Thread: Data members in inheritance

  1. #1
    Registered User
    Join Date
    Apr 2010

    Data members in inheritance

    In my code, I typically use char variables in classes to flag particular properties of that class 1 bit at a time. What I am wondering is, if I use a public inheritance structure with an abstract class, and each derived class uses the variable cFlags1 in its own unique way (i.e. the bits do not mean the same thing), would it make more sense to have the cFlags1 variable declared in each class declaration separately or just once in the base class?

    class Graphics
            virtual AbstractMe()=0;
            char cFlags1;
    For the inherited class Sprite, a way that variable might be used is like this:
    class Sprite : public Graphics
        // cFlags1
        //  0x01 -  visible?
        //  0x02 -  animation initialized?
        //  0x04 -  scaled?
        //  0x08 -  framed?
        //  0x10 -  flash?
    Whereas a Box might use the variable like this:
    class Box : public Graphics
        // cFlags1
        //  0x01 -  visible?
        //  0x02 and 0x04
        //          two bits signify on screen position
    Either way, I need a cFlags1 variable in each class, but the Sprite class is much more complex than the Box class, and does not have the same bitwise properties.

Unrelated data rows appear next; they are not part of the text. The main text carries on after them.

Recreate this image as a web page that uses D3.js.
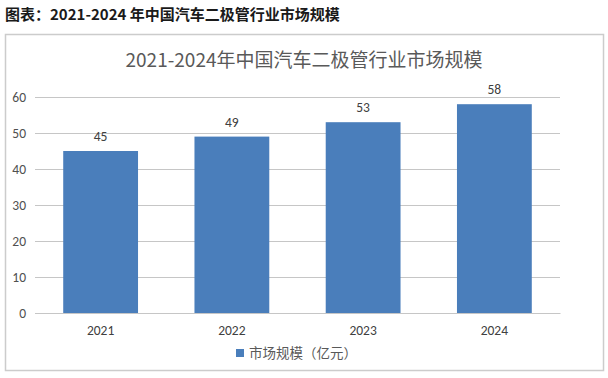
<!DOCTYPE html>
<html>
<head>
<meta charset="utf-8">
<script src="https://cdn.jsdelivr.net/npm/d3@7"></script>
<style>
  body { margin: 0; background: #fff; }
  svg text { font-family: Calibri, "Liberation Sans", "Noto Sans CJK SC", sans-serif; }
</style>
</head>
<body>
<div id="chart"></div>
<script>
// chart data
const years = ['2021', '2022', '2023', '2024'];
const marketSize = [45, 49, 53, 58];
const yTicks = [0, 10, 20, 30, 40, 50, 60];
const seriesName = '市场规模（亿元）';

const width = 608;
const height = 378;
const margins = { top: 97, right: 48, bottom: 65, left: 35 };

const svg = d3.select('#chart')
  .append('svg')
  .attr('width', width)
  .attr('height', height);

// outer caption
svg.append('text')
  .attr('x', 5)
  .attr('y', 20)
  .attr('font-size', 15)
  .attr('font-weight', 'bold')
  .attr('fill', '#1a1a1a')
  .style('font-family', '"Noto Sans CJK SC", sans-serif')
  .text('图表：2021-2024 年中国汽车二极管行业市场规模');

// chart frame
svg.append('rect')
  .attr('x', 5.5)
  .attr('y', 34.5)
  .attr('width', 598)
  .attr('height', 336)
  .attr('fill', '#fff')
  .attr('stroke', '#cccccc')
  .attr('stroke-width', 1.5);

svg.append('text')
  .attr('x', 304)
  .attr('y', 67)
  .attr('text-anchor', 'middle')
  .attr('font-size', 19)
  .attr('fill', '#595959')
  .style('font-family', '"Noto Sans CJK SC", sans-serif')
  .text('2021-2024年中国汽车二极管行业市场规模');

const innerWidth = width - margins.left - margins.right;
const innerHeight = 313 - margins.top;

const g = svg.append('g')
  .attr('transform', `translate(${margins.left},${margins.top})`);

const xScale = d3.scaleBand()
  .domain(years)
  .range([0, innerWidth])
  .paddingInner(0.43)
  .paddingOuter(0.215);

const yScale = d3.scaleLinear()
  .domain([0, 60])
  .range([innerHeight, 0]);

// gridlines + y labels
const yAxis = d3.axisLeft(yScale)
  .tickValues(yTicks)
  .tickSize(-innerWidth)
  .tickPadding(9);

g.append('g')
  .attr('class', 'y axis')
  .call(yAxis)
  .call(s => s.select('.domain').remove())
  .call(s => s.selectAll('line').attr('stroke', '#c6c6c6'))
  .call(s => s.selectAll('text')
    .attr('font-size', 13.5)
    .attr('fill', '#505050'));

// bars
g.selectAll('rect.bar')
  .data(marketSize)
  .enter()
  .append('rect')
  .attr('class', 'bar')
  .attr('x', (d, i) => xScale(years[i]))
  .attr('y', d => yScale(d))
  .attr('width', xScale.bandwidth())
  .attr('height', d => innerHeight - yScale(d))
  .attr('fill', '#4a7ebb');

// value labels
g.selectAll('text.value')
  .data(marketSize)
  .enter()
  .append('text')
  .attr('class', 'value')
  .attr('x', (d, i) => xScale(years[i]) + xScale.bandwidth() / 2)
  .attr('y', d => yScale(d) - 10)
  .attr('text-anchor', 'middle')
  .attr('font-size', 13.5)
  .attr('fill', '#404040')
  .text(d => d);

// x axis
const xAxis = d3.axisBottom(xScale)
  .tickSize(0)
  .tickPadding(12);

g.append('g')
  .attr('class', 'x axis')
  .attr('transform', `translate(0,${innerHeight})`)
  .call(xAxis)
  .call(s => s.select('.domain').attr('stroke', '#c6c6c6'))
  .call(s => s.selectAll('text')
    .attr('font-size', 13.5)
    .attr('fill', '#404040'));

// legend
const legend = svg.append('g')
  .attr('transform', 'translate(236,353)');

legend.append('rect')
  .attr('x', 0)
  .attr('y', -4)
  .attr('width', 8)
  .attr('height', 8)
  .attr('fill', '#4a7ebb');

legend.append('text')
  .attr('x', 13)
  .attr('y', 5)
  .attr('font-size', 13.5)
  .attr('fill', '#595959')
  .style('font-family', '"Noto Sans CJK SC", sans-serif')
  .text(seriesName);
</script>
</body>
</html>
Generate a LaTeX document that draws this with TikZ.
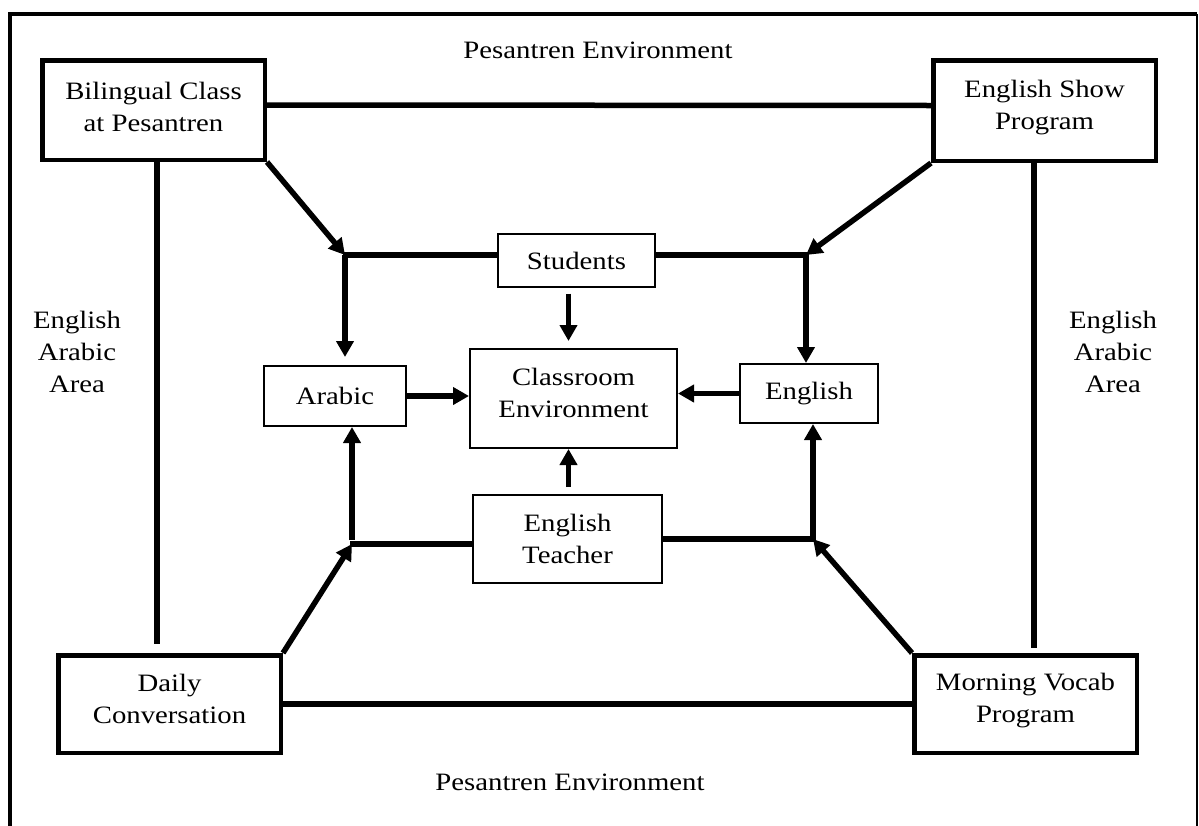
\documentclass[tikz,border=0pt]{standalone}
\usepackage{fontspec}
\setmainfont[FakeStretch=1.15]{Liberation Serif}
\usetikzlibrary{arrows.meta}
\tikzset{
  txt/.style={align=center, inner sep=0pt, font=\fontsize{25}{32}\selectfont},
  bigbox/.style={draw, line width=4.5pt, inner sep=0pt},
  smallbox/.style={draw, line width=2pt, inner sep=0pt},
  lbl/.style={txt},
  conn/.style={line width=5.5pt},
  arr/.style={line width=5.5pt, -{Triangle[length=16pt,width=17pt]}},
}
\begin{document}
\begin{tikzpicture}[x=1pt,y=-1pt]
\useasboundingbox (0,0) rectangle (1199,825);
\clip (0,0) rectangle (1199,825);
\fill[white] (0,0) rectangle (1199,825);
% outer frame
\draw[line width=4.5pt] (10,840) -- (10,14) -- (1197,14);
\draw[line width=2.5pt] (1197,14) -- (1197,840);

% big boxes
\node[bigbox, minimum width=222.5pt, minimum height=99.5pt,
  label={[txt,yshift=3pt]center:{Bilingual Class\\at Pesantren}}] (bil) at (153.5,110) {};
\node[bigbox, minimum width=222.5pt, minimum height=100.5pt,
  label={[txt,yshift=3pt]center:{English Show\\Program}}] (show) at (1044.5,110.5) {};
\node[bigbox, minimum width=222.5pt, minimum height=97.5pt,
  label={[txt,yshift=5pt]center:{Daily\\Conversation}}] (daily) at (169.5,704) {};
\node[bigbox, minimum width=222.5pt, minimum height=97.5pt,
  label={[txt,yshift=3pt]center:{Morning Vocab\\Program}}] (morning) at (1025.5,704) {};

% small boxes
\node[smallbox, minimum width=157pt, minimum height=53pt,
  label={[txt,yshift=-1pt]center:Students}] (students) at (576.5,260) {};
\node[smallbox, minimum width=142pt, minimum height=60pt,
  label={[txt]center:Arabic}] (arabic) at (335,396) {};
\node[smallbox, minimum width=207pt, minimum height=99pt,
  label={[txt,yshift=6pt]center:{Classroom\\Environment}}] (class) at (573.5,398.5) {};
\node[smallbox, minimum width=138pt, minimum height=59pt,
  label={[txt]center:English}] (english) at (809,393.5) {};
\node[smallbox, minimum width=189pt, minimum height=88pt,
  label={[txt]center:{English\\Teacher}}] (teacher) at (567.5,539) {};

% labels
\node[lbl] (ptop) at (598,50) {Pesantren Environment};
\node[lbl] (pbot) at (570,782) {Pesantren Environment};
\node[lbl] (aleft) at (77,352) {English\\Arabic\\Area};
\node[lbl] (aright) at (1113,352) {English\\Arabic\\Area};

% junction coordinates
\coordinate (lv) at (157,644);
\coordinate (rv) at (1034,648);
\coordinate (jtl) at (345,255);
\coordinate (jtr) at (806,255);
\coordinate (jbl) at (352,544);
\coordinate (jbr) at (813,539);

% outer connectors
\draw[conn] ([yshift=5pt]bil.east) -- ([yshift=5pt]show.west);
\draw[conn] (bil.south -| lv) -- (lv);
\draw[conn] (show.south -| rv) -- (rv);
\draw[conn] (daily.east) -- (morning.west);

% top left
\draw[arr] (bil.south east) -- (jtl);
\draw[conn] ([xshift=-2.5pt]jtl) -- (students.west |- jtl);
\draw[arr, shorten >=8pt] (jtl) -- (arabic.north -| jtl);
% top right
\draw[conn] (students.east |- jtr) -- ([xshift=2.5pt]jtr);
\draw[arr] (show.south west) -- (jtr);
\draw[arr] (jtr) -- (english.north -| jtr);
% students down
\draw[arr, shorten <=6pt, shorten >=7pt] ([xshift=-5pt]students.south -| class.north) -- ([xshift=-5pt]class.north);
% side arrows
\draw[arr] (arabic.east) -- (class.west |- arabic.east);
\draw[arr] (english.west) -- (class.east |- english.west);
% teacher up
\draw[arr, shorten <=7pt] ([xshift=-5pt]teacher.north -| class.south) -- ([xshift=-5pt]class.south);
% bottom left
\draw[conn] (teacher.west |- jbl) -- ([xshift=-2.5pt]jbl);
\draw[arr] (daily.north east) -- (jbl);
\draw[arr] ([yshift=4pt]jbl) -- (arabic.south -| jbl);
% bottom right
\draw[conn] (teacher.east |- jbr) -- ([xshift=2.5pt]jbr);
\draw[arr] (morning.north west) -- (jbr);
\draw[arr] (jbr) -- (english.south -| jbr);
\end{tikzpicture}
\end{document}
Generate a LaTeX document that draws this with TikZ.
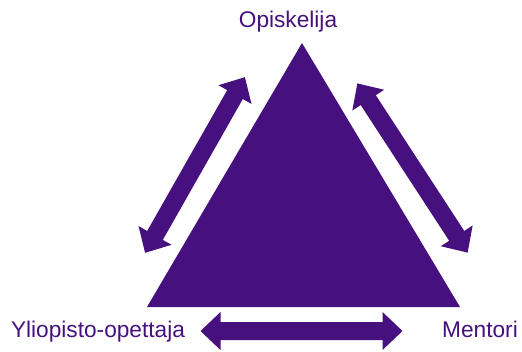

Is it alright to keep the cFlags1 declaration in the base class as long as its properties are handled strictly in the derived classes?

  2. #2
    C++ Witch laserlight's Avatar
    Join Date
    Oct 2003
    Since this is implementation detail specific to each derived class, I think that it should not be in the base class. Consider that you might use a std::bitset<N> instead, where N is specific to each derived class that uses such a method to store properties.
    Quote Originally Posted by Bjarne Stroustrup (2000-10-14)
    I get maybe two dozen requests for help with some sort of programming or design problem every day. Most have more sense than to send me hundreds of lines of code. If they do, I ask them to find the smallest example that exhibits the problem and send me that. Mostly, they then find the error themselves. "Finding the smallest program that demonstrates the error" is a powerful debugging tool.